Your objective
Copy each line below in which the word "matplotlib" occurs.

Source records

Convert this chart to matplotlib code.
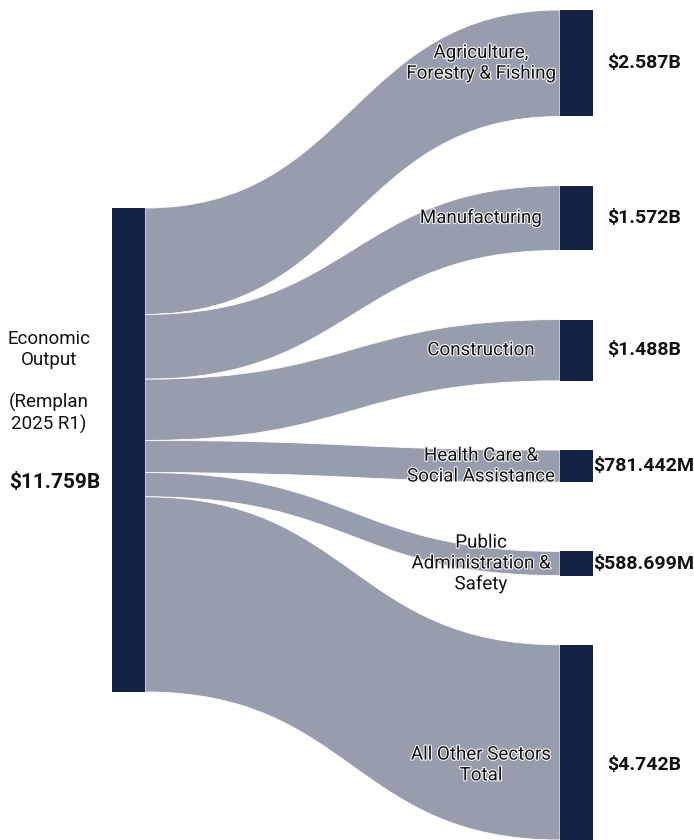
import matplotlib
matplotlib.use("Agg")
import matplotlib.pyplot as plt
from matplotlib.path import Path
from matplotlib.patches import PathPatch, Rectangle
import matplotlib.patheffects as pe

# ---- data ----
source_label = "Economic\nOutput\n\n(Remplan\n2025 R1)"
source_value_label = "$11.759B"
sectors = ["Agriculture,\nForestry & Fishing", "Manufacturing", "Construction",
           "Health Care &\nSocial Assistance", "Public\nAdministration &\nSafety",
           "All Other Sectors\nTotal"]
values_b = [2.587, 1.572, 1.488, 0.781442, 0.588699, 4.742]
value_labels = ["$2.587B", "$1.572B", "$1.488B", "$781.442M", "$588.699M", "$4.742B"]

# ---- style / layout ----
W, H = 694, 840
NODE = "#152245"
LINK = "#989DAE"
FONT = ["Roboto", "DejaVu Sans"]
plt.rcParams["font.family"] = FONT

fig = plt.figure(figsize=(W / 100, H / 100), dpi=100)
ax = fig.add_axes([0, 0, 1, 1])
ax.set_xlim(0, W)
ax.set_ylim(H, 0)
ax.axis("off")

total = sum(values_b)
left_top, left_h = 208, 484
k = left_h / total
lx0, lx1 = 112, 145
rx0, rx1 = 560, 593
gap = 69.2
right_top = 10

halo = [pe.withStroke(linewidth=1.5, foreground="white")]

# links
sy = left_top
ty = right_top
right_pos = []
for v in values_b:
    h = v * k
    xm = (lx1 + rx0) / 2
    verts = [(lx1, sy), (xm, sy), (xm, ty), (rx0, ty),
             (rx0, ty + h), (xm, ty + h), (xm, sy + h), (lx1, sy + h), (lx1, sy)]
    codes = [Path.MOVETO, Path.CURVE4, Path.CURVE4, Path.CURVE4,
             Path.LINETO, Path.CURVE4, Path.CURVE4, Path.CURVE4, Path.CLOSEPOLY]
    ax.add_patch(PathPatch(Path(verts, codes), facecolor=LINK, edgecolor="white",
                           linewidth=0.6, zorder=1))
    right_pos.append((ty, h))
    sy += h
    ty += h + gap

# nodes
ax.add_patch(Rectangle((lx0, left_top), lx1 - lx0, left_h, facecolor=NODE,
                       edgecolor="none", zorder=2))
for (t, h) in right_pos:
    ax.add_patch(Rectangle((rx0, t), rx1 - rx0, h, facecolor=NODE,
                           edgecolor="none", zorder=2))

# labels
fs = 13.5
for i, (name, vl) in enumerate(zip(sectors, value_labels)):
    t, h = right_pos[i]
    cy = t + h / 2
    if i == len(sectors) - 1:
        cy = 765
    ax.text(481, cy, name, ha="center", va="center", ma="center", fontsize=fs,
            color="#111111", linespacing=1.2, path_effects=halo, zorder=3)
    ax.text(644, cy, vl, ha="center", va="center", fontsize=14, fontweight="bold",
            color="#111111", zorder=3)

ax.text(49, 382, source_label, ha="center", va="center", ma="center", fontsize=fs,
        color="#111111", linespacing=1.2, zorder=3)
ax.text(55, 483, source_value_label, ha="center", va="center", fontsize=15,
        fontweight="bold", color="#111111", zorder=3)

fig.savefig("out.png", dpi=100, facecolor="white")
* * *
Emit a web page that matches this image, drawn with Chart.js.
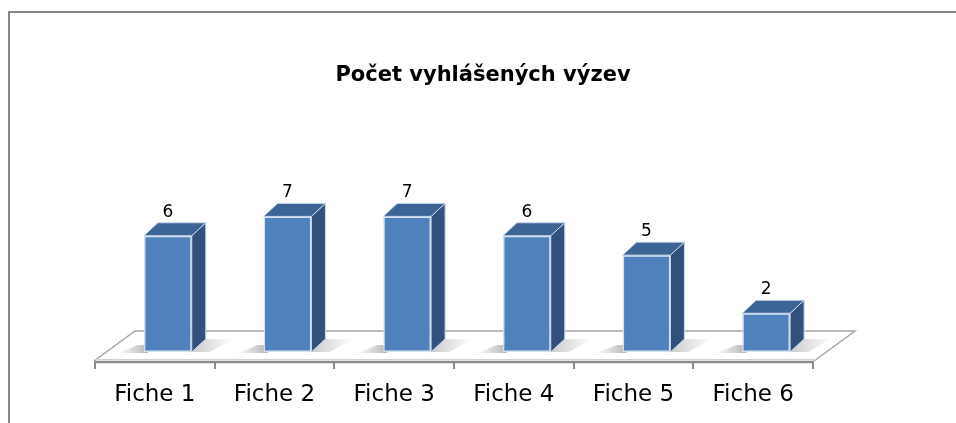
---
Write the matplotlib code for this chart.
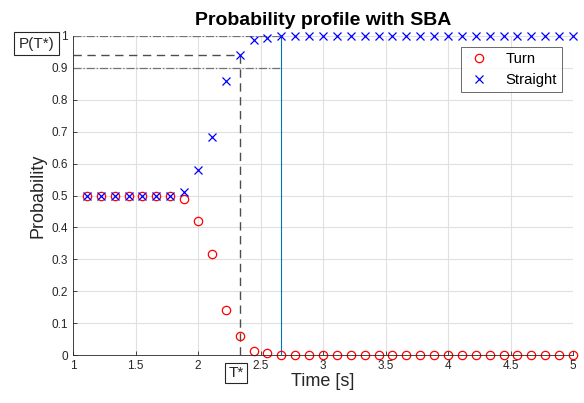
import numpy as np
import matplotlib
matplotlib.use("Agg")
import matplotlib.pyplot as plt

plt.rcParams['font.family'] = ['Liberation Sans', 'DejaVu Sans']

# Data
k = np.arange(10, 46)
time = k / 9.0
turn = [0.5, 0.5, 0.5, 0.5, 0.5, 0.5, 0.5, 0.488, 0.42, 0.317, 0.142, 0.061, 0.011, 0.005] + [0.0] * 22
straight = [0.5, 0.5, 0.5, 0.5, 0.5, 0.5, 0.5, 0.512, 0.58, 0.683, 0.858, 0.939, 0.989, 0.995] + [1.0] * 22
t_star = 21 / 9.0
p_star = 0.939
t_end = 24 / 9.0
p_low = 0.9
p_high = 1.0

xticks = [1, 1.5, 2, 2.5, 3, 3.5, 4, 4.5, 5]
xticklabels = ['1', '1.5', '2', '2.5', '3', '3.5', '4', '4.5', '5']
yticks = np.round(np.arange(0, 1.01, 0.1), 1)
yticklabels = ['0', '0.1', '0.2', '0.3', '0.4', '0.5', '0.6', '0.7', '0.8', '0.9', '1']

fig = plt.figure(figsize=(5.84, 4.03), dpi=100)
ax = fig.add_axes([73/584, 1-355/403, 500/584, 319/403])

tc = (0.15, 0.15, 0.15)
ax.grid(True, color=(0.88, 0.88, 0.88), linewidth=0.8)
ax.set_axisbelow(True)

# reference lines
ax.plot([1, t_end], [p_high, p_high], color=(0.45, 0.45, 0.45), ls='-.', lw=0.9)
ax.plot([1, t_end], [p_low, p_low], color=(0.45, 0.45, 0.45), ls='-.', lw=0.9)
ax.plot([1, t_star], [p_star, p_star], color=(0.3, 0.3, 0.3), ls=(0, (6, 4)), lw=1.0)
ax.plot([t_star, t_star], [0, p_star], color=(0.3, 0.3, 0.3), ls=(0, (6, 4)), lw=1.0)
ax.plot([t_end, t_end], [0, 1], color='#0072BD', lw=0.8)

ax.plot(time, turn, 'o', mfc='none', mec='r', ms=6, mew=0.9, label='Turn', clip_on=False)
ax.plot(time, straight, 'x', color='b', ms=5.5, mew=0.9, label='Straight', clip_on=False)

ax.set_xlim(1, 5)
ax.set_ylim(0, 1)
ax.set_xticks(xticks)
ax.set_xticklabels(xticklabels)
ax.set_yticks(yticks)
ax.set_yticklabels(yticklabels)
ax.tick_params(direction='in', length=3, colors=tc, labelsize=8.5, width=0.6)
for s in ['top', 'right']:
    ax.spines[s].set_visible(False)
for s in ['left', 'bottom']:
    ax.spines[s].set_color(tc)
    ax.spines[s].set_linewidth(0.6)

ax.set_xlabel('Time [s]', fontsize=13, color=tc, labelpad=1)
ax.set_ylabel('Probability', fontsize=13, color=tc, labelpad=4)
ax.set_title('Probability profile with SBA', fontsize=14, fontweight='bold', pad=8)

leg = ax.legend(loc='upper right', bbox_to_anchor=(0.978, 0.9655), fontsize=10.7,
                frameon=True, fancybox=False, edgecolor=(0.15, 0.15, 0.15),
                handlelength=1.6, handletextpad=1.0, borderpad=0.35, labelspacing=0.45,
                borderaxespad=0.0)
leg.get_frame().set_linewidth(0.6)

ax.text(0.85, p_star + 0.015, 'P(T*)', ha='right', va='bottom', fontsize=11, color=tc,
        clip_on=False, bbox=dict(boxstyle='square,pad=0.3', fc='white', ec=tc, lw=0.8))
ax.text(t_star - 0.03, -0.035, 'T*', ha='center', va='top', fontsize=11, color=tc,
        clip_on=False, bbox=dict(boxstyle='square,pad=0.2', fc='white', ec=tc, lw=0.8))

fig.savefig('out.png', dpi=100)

The result
Convert this chart to matplotlib code.
import matplotlib
matplotlib.use("Agg")
import matplotlib.pyplot as plt
from matplotlib.path import Path
from matplotlib.patches import PathPatch, Rectangle
import matplotlib.patheffects as pe
Write the matplotlib code for this chart.
import matplotlib
matplotlib.use("Agg")
import matplotlib.pyplot as plt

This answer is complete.